▸ **Prompt**
Output the material below unchanged, apart from leaving out the pictures.

▸ **Material**
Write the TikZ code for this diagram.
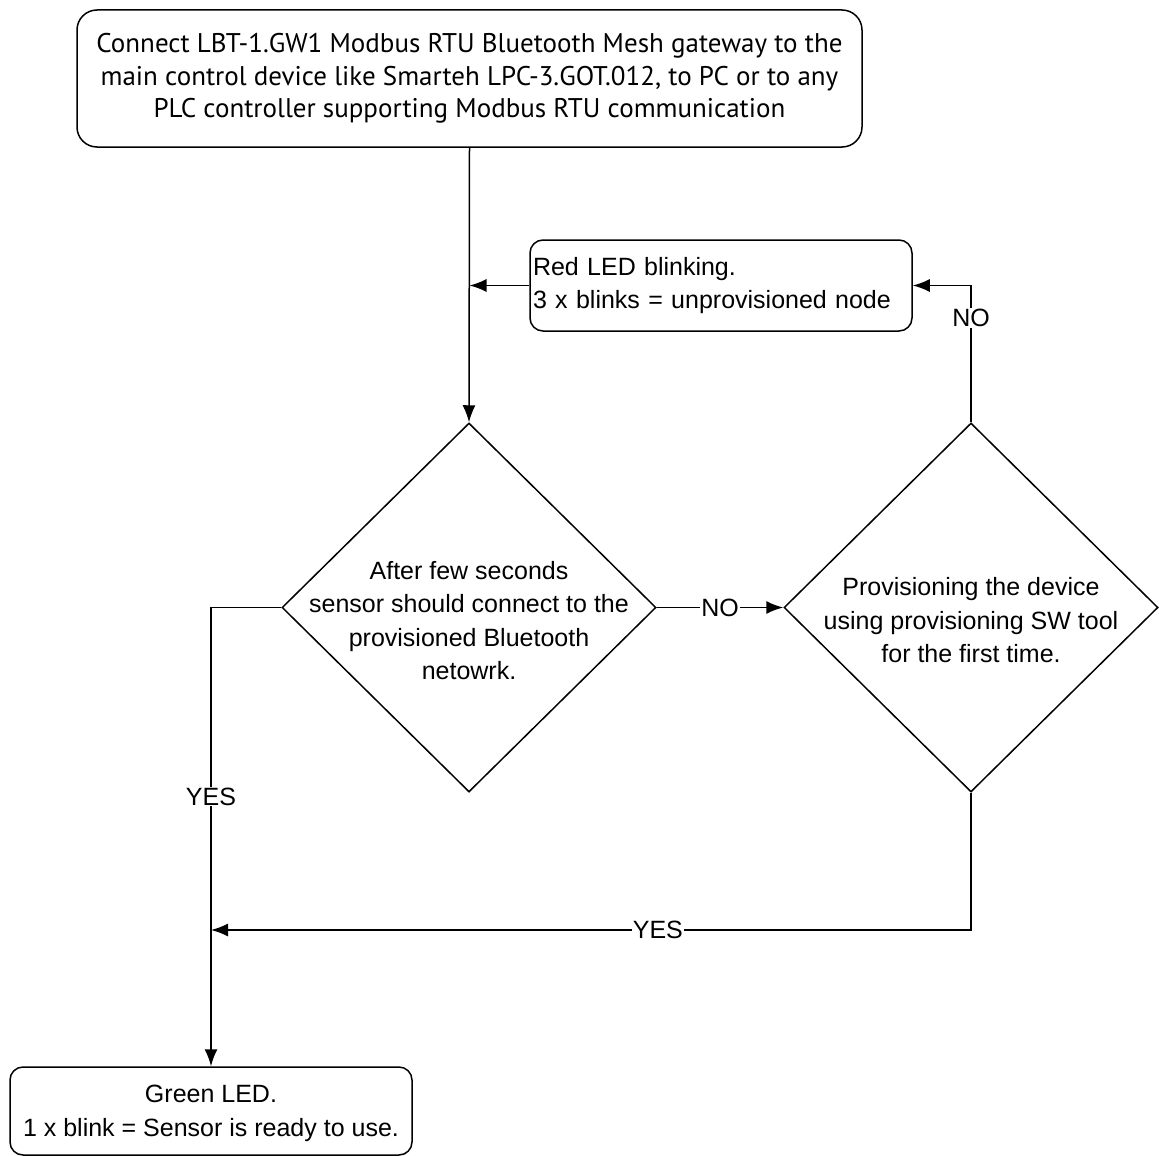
\documentclass[tikz,border=0pt]{standalone}
\usepackage{fontspec}
\setmainfont{Liberation Sans}
\newfontfamily\gwfont{PT Sans}
\usetikzlibrary{shapes.geometric,arrows.meta}

\tikzset{
  box/.style={draw, rectangle, rounded corners=13pt, line width=1.5pt, inner sep=3pt},
  decision/.style={draw, diamond, line width=1.5pt, inner sep=0pt,
    minimum width=374pt, minimum height=369pt},
  flow/.style={->, line width=1.5pt},
  lbl/.style={fill=white, inner sep=1pt},
}

\begin{document}
\begin{tikzpicture}[x=1pt, y=-1pt, >={Latex[length=17pt,width=13pt]},
  font=\fontsize{25}{33.5}\selectfont]
	\useasboundingbox (0,0) rectangle (1159,1156);

	\node[box, rounded corners=20pt, minimum width=785pt, minimum height=137pt, align=center,
	  font=\gwfont\fontsize{27}{32.5}\selectfont] (connect) at (469.5,78.5)
	{Connect LBT-1.GW1 Modbus RTU Bluetooth Mesh gateway to the\\
	 main control device like Smarteh LPC-3.GOT.012, to PC or to any\\
	 PLC controller supporting Modbus RTU communication};
	\node[box, text width=376pt, minimum height=91pt, align=left] (redled) at (721,285.5)
	{Red LED blinking.\\3 x blinks = unprovisioned node};
	\node[decision, label={[align=center, yshift=-13pt]center:After few seconds\\
	  sensor should connect to the\\provisioned Bluetooth\\netowrk.}] (check) at (469,607.5) {};
	\node[decision, label={[align=center, yshift=-13pt]center:Provisioning the device\\
	  using provisioning SW tool\\for the first time.}] (provision) at (971,607.5) {};
	\node[box, minimum width=402pt, minimum height=88pt, align=center,
	  text depth=0pt] (greenled) at (211,1111)
	{Green LED.\\1 x blink = Sensor is ready to use.};

	\coordinate (join) at (greenled.north |- 0,930);

	\draw[flow] (connect.south) -- (check.north);
	\draw[flow] (redled.west) -- (redled.west -| connect.south);
	\draw[flow] (check.east) -- node[lbl] {NO} (provision.west);
	\draw[flow] (provision.north) |- node[lbl, pos=0.38] {NO} (redled.east);
	\draw[flow] (check.west) -| node[lbl, pos=0.706] {YES} (greenled.north);
	\draw[flow] (provision.south) |- node[lbl, pos=0.706] {YES} (join);
\end{tikzpicture}
\end{document}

▸ **Task answer**
Write the TikZ code for this diagram.
\documentclass[tikz,border=0pt]{standalone}
\usepackage{fontspec}
\setmainfont{Liberation Sans}
\newfontfamily\gwfont{PT Sans}
\usetikzlibrary{shapes.geometric,arrows.meta}

\tikzset{
  box/.style={draw, rectangle, rounded corners=13pt, line width=1.5pt, inner sep=3pt},
  decision/.style={draw, diamond, line width=1.5pt, inner sep=0pt,
    minimum width=374pt, minimum height=369pt},
  flow/.style={->, line width=1.5pt},
  lbl/.style={fill=white, inner sep=1pt},
}

\begin{document}
\begin{tikzpicture}[x=1pt, y=-1pt, >={Latex[length=17pt,width=13pt]},
  font=\fontsize{25}{33.5}\selectfont]
	\useasboundingbox (0,0) rectangle (1159,1156);

	\node[box, rounded corners=20pt, minimum width=785pt, minimum height=137pt, align=center,
	  font=\gwfont\fontsize{27}{32.5}\selectfont] (connect) at (469.5,78.5)
	{Connect LBT-1.GW1 Modbus RTU Bluetooth Mesh gateway to the\\
	 main control device like Smarteh LPC-3.GOT.012, to PC or to any\\
	 PLC controller supporting Modbus RTU communication};
	\node[box, text width=376pt, minimum height=91pt, align=left] (redled) at (721,285.5)
	{Red LED blinking.\\3 x blinks = unprovisioned node};
	\node[decision, label={[align=center, yshift=-13pt]center:After few seconds\\
	  sensor should connect to the\\provisioned Bluetooth\\netowrk.}] (check) at (469,607.5) {};
	\node[decision, label={[align=center, yshift=-13pt]center:Provisioning the device\\
	  using provisioning SW tool\\for the first time.}] (provision) at (971,607.5) {};
	\node[box, minimum width=402pt, minimum height=88pt, align=center,
	  text depth=0pt] (greenled) at (211,1111)
	{Green LED.\\1 x blink = Sensor is ready to use.};

	\coordinate (join) at (greenled.north |- 0,930);

	\draw[flow] (connect.south) -- (check.north);
	\draw[flow] (redled.west) -- (redled.west -| connect.south);
	\draw[flow] (check.east) -- node[lbl] {NO} (provision.west);
	\draw[flow] (provision.north) |- node[lbl, pos=0.38] {NO} (redled.east);
	\draw[flow] (check.west) -| node[lbl, pos=0.706] {YES} (greenled.north);
	\draw[flow] (provision.south) |- node[lbl, pos=0.706] {YES} (join);
\end{tikzpicture}
\end{document}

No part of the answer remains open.